* Job *
The exercise asks you to copy every line below in which "this" appears.

* Exercise data *
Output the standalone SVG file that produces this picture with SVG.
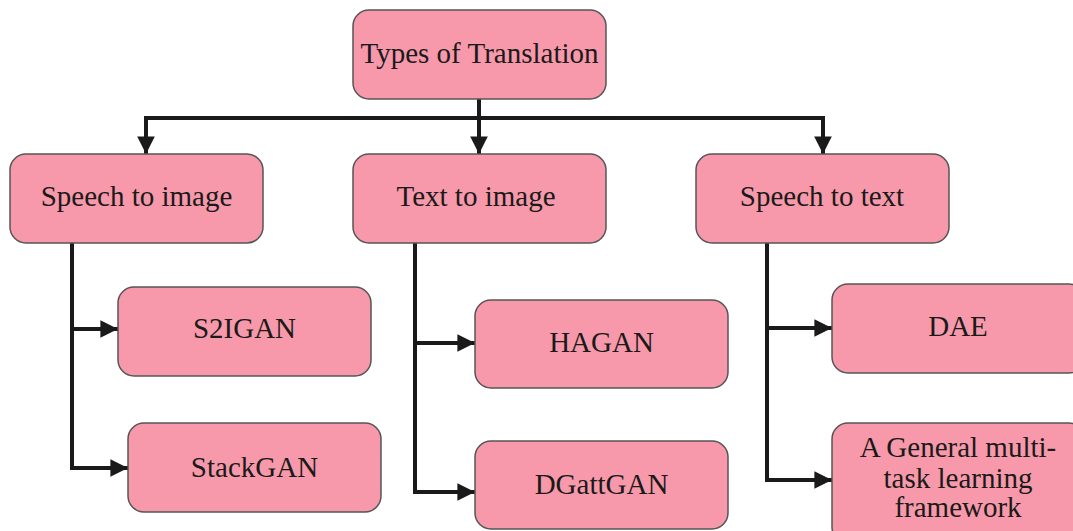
<svg xmlns="http://www.w3.org/2000/svg" width="1073" height="531" viewBox="0 0 1073 531">
<style>
.box{fill:#f799aa;stroke:#555;stroke-width:1.5}
.lbl{font-family:"Liberation Serif","Times New Roman",serif;font-size:29px;fill:#1a1a1a;text-anchor:middle}
.ln{fill:none;stroke:#1a1a1a;stroke-width:4;stroke-linejoin:miter}
</style>
<defs>
<marker id="ah" viewBox="0 0 10 10" refX="10" refY="5" markerWidth="4.4" markerHeight="4.4" orient="auto" markerUnits="strokeWidth">
<path d="M0,0 L10,5 L0,10 z" fill="#1a1a1a"/>
</marker>
</defs>
<rect width="1073" height="531" fill="#fff"/>
<g id="connectors">
<path class="ln" d="M479,99 V154" marker-end="url(#ah)"/>
<path class="ln" d="M146,154 V118 H823 V154" marker-end="url(#ah)"/>
<path class="ln" d="M146,118 V154" marker-end="url(#ah)"/>
<path class="ln" d="M72,243 V468 H128" marker-end="url(#ah)"/>
<path class="ln" d="M72,329 H118" marker-end="url(#ah)"/>
<path class="ln" d="M415,243 V492 H475" marker-end="url(#ah)"/>
<path class="ln" d="M415,343 H475" marker-end="url(#ah)"/>
<path class="ln" d="M767,243 V480 H832" marker-end="url(#ah)"/>
<path class="ln" d="M767,328 H832" marker-end="url(#ah)"/>
</g>
<g id="root"><rect class="box" x="353" y="10" width="253" height="89" rx="16"/><text class="lbl" x="479.5" y="63">Types of Translation</text></g>
<g id="speech-to-image"><rect class="box" x="10" y="154" width="253" height="89" rx="16"/><text class="lbl" x="136.5" y="206">Speech to image</text></g>
<g id="text-to-image"><rect class="box" x="353" y="154" width="253" height="89" rx="16"/><text class="lbl" x="476" y="206">Text to image</text></g>
<g id="speech-to-text"><rect class="box" x="696" y="154" width="253" height="89" rx="16"/><text class="lbl" x="822" y="206">Speech to text</text></g>
<g id="s2igan"><rect class="box" x="118" y="287" width="253" height="89" rx="16"/><text class="lbl" x="244.5" y="338">S2IGAN</text></g>
<g id="stackgan"><rect class="box" x="128" y="423" width="253" height="89" rx="16"/><text class="lbl" x="254.5" y="477">StackGAN</text></g>
<g id="hagan"><rect class="box" x="475" y="300" width="253" height="88" rx="16"/><text class="lbl" x="601.5" y="352">HAGAN</text></g>
<g id="dgattgan"><rect class="box" x="475" y="441" width="253" height="88" rx="16"/><text class="lbl" x="601.5" y="494">DGattGAN</text></g>
<g id="dae"><rect class="box" x="832" y="284" width="253" height="89" rx="16"/><text class="lbl" x="958" y="336">DAE</text></g>
<g id="multitask"><rect class="box" x="832" y="423" width="253" height="120" rx="16"/><text class="lbl" x="958" y="457">A General multi-</text><text class="lbl" x="958" y="488">task learning</text><text class="lbl" x="958" y="517">framework</text></g>
</svg>
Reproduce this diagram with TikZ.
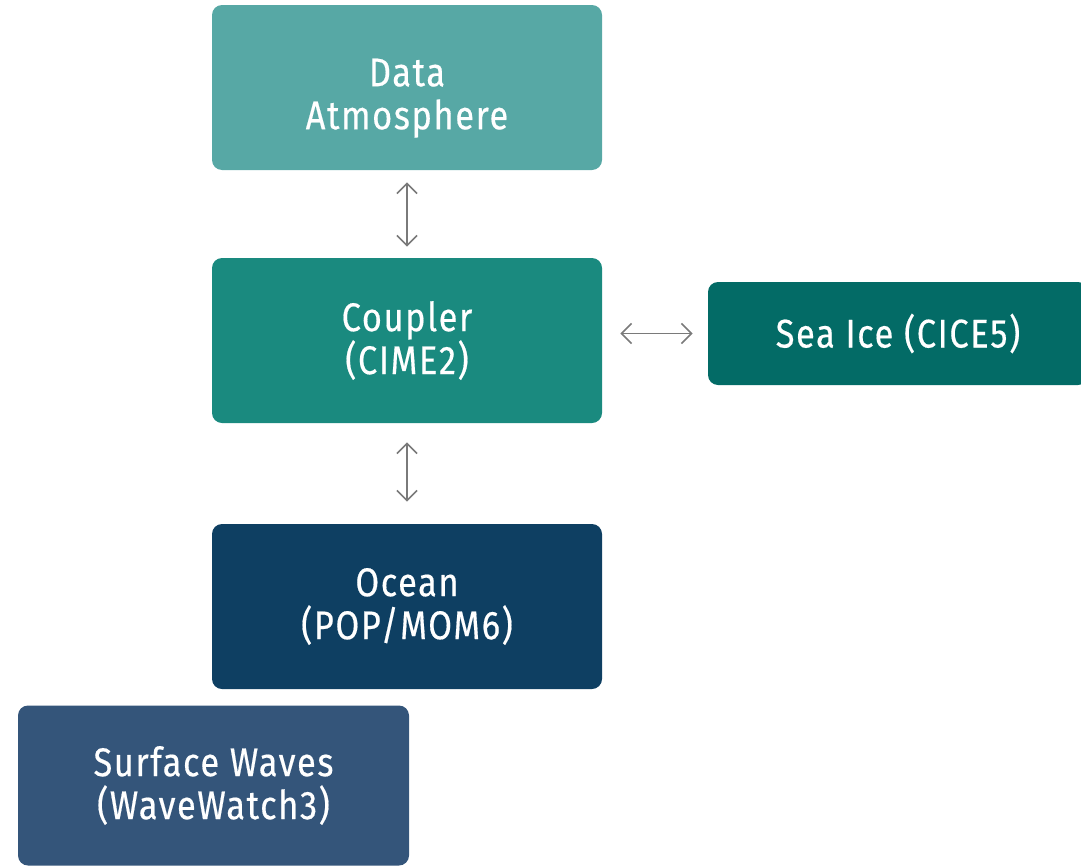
\documentclass[tikz,border=0pt]{standalone}
\usepackage{fontspec}
\setsansfont{Fira Sans}[FakeStretch=0.86, FakeBold=0.4, LetterSpace=4]
\usetikzlibrary{arrows.meta, positioning}
\definecolor{catm}{HTML}{57A8A5}
\definecolor{ccpl}{HTML}{1A8A7F}
\definecolor{cice}{HTML}{036B66}
\definecolor{cocn}{HTML}{0E3F62}
\definecolor{cwav}{HTML}{34557A}
\definecolor{cgrey}{HTML}{7A7A7A}
\tikzset{
  every picture/.style={font=\sffamily},
  box/.style={fill=#1, text=white, rounded corners=5pt, align=center,
    minimum width=195pt, minimum height=82.5pt, inner sep=0pt,
    font=\sffamily\fontsize{20}{21.5}\selectfont},
  box/.default=ccpl,
  arrow/.style={{Straight Barb[length=5pt, width=10pt]}-{Straight Barb[length=5pt, width=10pt]}, draw=cgrey, line width=0.8pt},
}
\begin{document}
\begin{tikzpicture}[x=0.5pt, y=-0.5pt]
  \useasboundingbox (0,0) rectangle (1081,867);
  \node[box=catm, text height=46pt] (atm) at (407,87.5) {Data\\Atmosphere};
  \node[box=ccpl] (cpl) at (407,340.5) {Coupler\\(CIME2)};
  \node[box=cice, minimum width=190pt, minimum height=51.5pt] (ice) at (898,333.5) {Sea Ice (CICE5)};
  \node[box=cocn] (ocn) at (407,606.5) {Ocean\\(POP/MOM6)};
  \node[box=cwav, minimum width=195.5pt, minimum height=80pt] (wav) at (213.5,785.5) {Surface Waves\\(WaveWatch3)};
  % connectors
  \draw[arrow, shorten <=6pt, shorten >=5.5pt] (atm) -- (cpl);
  \draw[arrow, shorten <=9.5pt, shorten >=11pt] (cpl) -- (ocn);
  \draw[arrow, shorten <=9pt, shorten >=7.5pt] (cpl.east |- ice.west) -- (ice.west);
\end{tikzpicture}
\end{document}
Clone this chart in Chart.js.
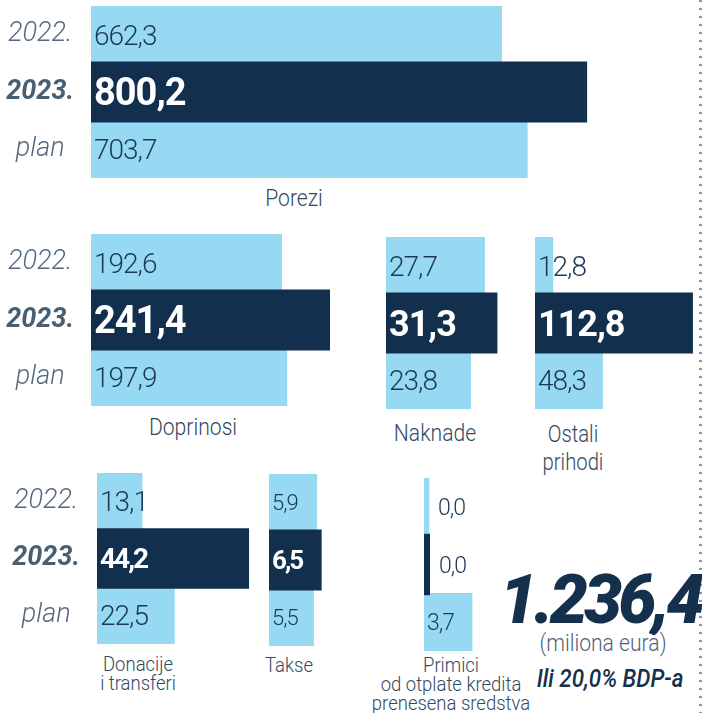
<!DOCTYPE html>
<html><head><meta charset="utf-8">
<script src="https://cdn.jsdelivr.net/npm/chart.js@4.4.1/dist/chart.umd.min.js"></script>
<style>
html,body{margin:0;padding:0;background:#fff;}
#stage{position:relative;width:702px;height:713px;overflow:hidden;font-family:Roboto,"Open Sans",sans-serif;}
#stage canvas{position:absolute;}
.lbl{position:absolute;white-space:pre;text-align:center;transform-origin:50% 50%;}
#dots{position:absolute;left:699px;top:0;width:3px;height:713px;
  background:repeating-linear-gradient(to bottom,#8d99a6 0,#8d99a6 2px,transparent 2px,transparent 8px);}
</style></head><body><div id="stage"><div id="dots"></div></div>
<script>
// ---------- data ----------
const yearLabels = ['2022.', '2023.', 'plan'];
const categories = ['Porezi', 'Doprinosi', 'Naknade', 'Ostali\nprihodi', 'Donacije\ni transferi', 'Takse', 'Primici\nod otplate kredita\nprenesena sredstva'];
const values2022 = [662.3, 192.6, 27.7, 12.8, 13.1, 5.9, 0.0];
const values2023 = [800.2, 241.4, 31.3, 112.8, 44.2, 6.5, 0.0];
const valuesPlan = [703.7, 197.9, 23.8, 48.3, 22.5, 5.5, 3.7];
const totalText = '1.236,4';
const unitText = '(miliona eura)';
const gdpText = 'Ili 20,0% BDP-a';

// ---------- styles / layout ----------
const LIGHT = '#97d9f3';
const DARK = '#12304d';
const NAVY = '#1c3856';
const GREY = '#55697c';
const FONT = 'Roboto, "Open Sans", sans-serif';

const panels = [
  {left:91,  top:6,   w:500, h:172, ppu:0.62, axisW:91, light:28, bold:38},
  {left:91,  top:234, w:240, h:172, ppu:0.99, axisW:91, light:28, bold:38},
  {left:386, top:237, w:115, h:172, ppu:3.56, light:28, bold:36},
  {left:535, top:237, w:160, h:172, ppu:1.40, light:28, bold:36},
  {left:97,  top:473, w:155, h:171, ppu:3.44, axisW:97, light:28, bold:28, boldSp:-2},
  {left:269, top:474, w:56,  h:172, ppu:8.1,  light:22, bold:26, boldSp:-2},
  {left:424, top:478, w:50,  h:173, ppu:13,   light:23, bold:23}
];
const catStyle = [
  {cx:294, top:186, size:24, lh:24},
  {cx:193, top:415, size:24, lh:24},
  {cx:435, top:421, size:24, lh:24},
  {cx:573, top:421, size:23, lh:28},
  {cx:138, top:655, size:21, lh:19},
  {cx:289, top:656, size:21, lh:19},
  {cx:451, top:656, size:21, lh:19}
];

const fmt = v => v.toFixed(1).replace('.', ',');

const valueLabelPlugin = {
  id: 'valueLabels',
  afterDatasetsDraw(chart, args, o) {
    const ctx = chart.ctx;
    chart.data.datasets.forEach((ds, di) => {
      const meta = chart.getDatasetMeta(di);
      meta.data.forEach((bar, i) => {
        const v = ds.data[i];
        if (v === null || v === undefined) return;
        const isBold = di === 0 && v !== 0;
        const size = isBold ? o.bold : o.light;
        ctx.save();
        ctx.font = (isBold ? '700 ' : '300 ') + size + 'px ' + FONT;
        ctx.fillStyle = isBold ? '#ffffff' : NAVY;
        ctx.textAlign = 'left';
        ctx.textBaseline = 'alphabetic';
        try { ctx.letterSpacing = ((isBold ? o.boldSp : o.lightSp) || -1) + 'px'; } catch (e) {}
        const x = v === 0 ? bar.x + 9 : bar.base + 3;
        ctx.fillText(fmt(v), x, bar.y + size * 0.355);
        ctx.restore();
      });
    });
  }
};

const stage = document.getElementById('stage');

panels.forEach((p, i) => {
  const hasAxis = !!p.axisW;
  const cw = (hasAxis ? p.axisW : 0) + p.w;
  const cv = document.createElement('canvas');
  cv.width = cw; cv.height = p.h;
  cv.style.left = (hasAxis ? p.left - p.axisW : p.left) + 'px';
  cv.style.top = p.top + 'px';
  cv.style.width = cw + 'px'; cv.style.height = p.h + 'px';
  stage.appendChild(cv);
  new Chart(cv, {
    type: 'bar',
    data: {
      labels: yearLabels,
      datasets: [
        {label: '2023.', data: [null, values2023[i], null], backgroundColor: DARK,
         barPercentage: 1.065, categoryPercentage: 1, minBarLength: 6, grouped: false},
        {label: '2022. / plan', data: [values2022[i], null, valuesPlan[i]], backgroundColor: LIGHT,
         barPercentage: 1, categoryPercentage: 1, minBarLength: 5, grouped: false}
      ]
    },
    options: {
      indexAxis: 'y', responsive: false, animation: false, devicePixelRatio: 1,
      layout: {padding: 0},
      plugins: {
        legend: {display: false}, tooltip: {enabled: false},
        valueLabels: {light: p.light, bold: p.bold, boldSp: p.boldSp}
      },
      scales: {
        x: {display: false, min: 0, max: p.w / p.ppu},
        y: {
          display: hasAxis,
          grid: {display: false, drawTicks: false},
          border: {display: false},
          ticks: {
            crossAlign: 'center', padding: 17,
            color: c => c.index === 1 ? '#4a5e71' : GREY,
            font: c => ({family: FONT, size: 27, style: 'italic', weight: c.index === 1 ? '700' : '300'})
          },
          afterFit(s) {
            if (hasAxis) s.width = p.axisW;
            s.paddingTop = 0; s.paddingBottom = 0;
          }
        }
      }
    },
    plugins: [valueLabelPlugin]
  });
});

function addLabel(text, cx, top, css) {
  const d = document.createElement('div');
  d.className = 'lbl';
  d.textContent = text;
  d.style.left = cx + 'px';
  d.style.top = top + 'px';
  Object.assign(d.style, css);
  stage.appendChild(d);
  return d;
}

categories.forEach((c, i) => {
  const s = catStyle[i];
  addLabel(c, s.cx, s.top, {fontSize: s.size + 'px', lineHeight: s.lh + 'px', fontWeight: '300',
    color: '#33495f', transform: 'translateX(-50%) scaleX(0.88)'});
});

addLabel(totalText, 600, 566, {fontSize: '68px', lineHeight: '68px', fontWeight: '900', fontStyle: 'italic',
  letterSpacing: '-4px', color: '#14304d', transform: 'translateX(-50%)'});
addLabel(unitText, 603, 631, {fontSize: '24px', lineHeight: '24px', fontWeight: '300',
  color: '#4f6377', transform: 'translateX(-50%) scaleX(0.88)'});
addLabel(gdpText, 610, 665, {fontSize: '26px', lineHeight: '26px', fontWeight: '500', fontStyle: 'italic',
  color: '#14304d', transform: 'translateX(-50%) scaleX(0.86)'});
</script>
</body></html>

* Task result *
Output the standalone SVG file that produces this picture with SVG.
Reproduce this diagram with TikZ.
Clone this chart in Chart.js.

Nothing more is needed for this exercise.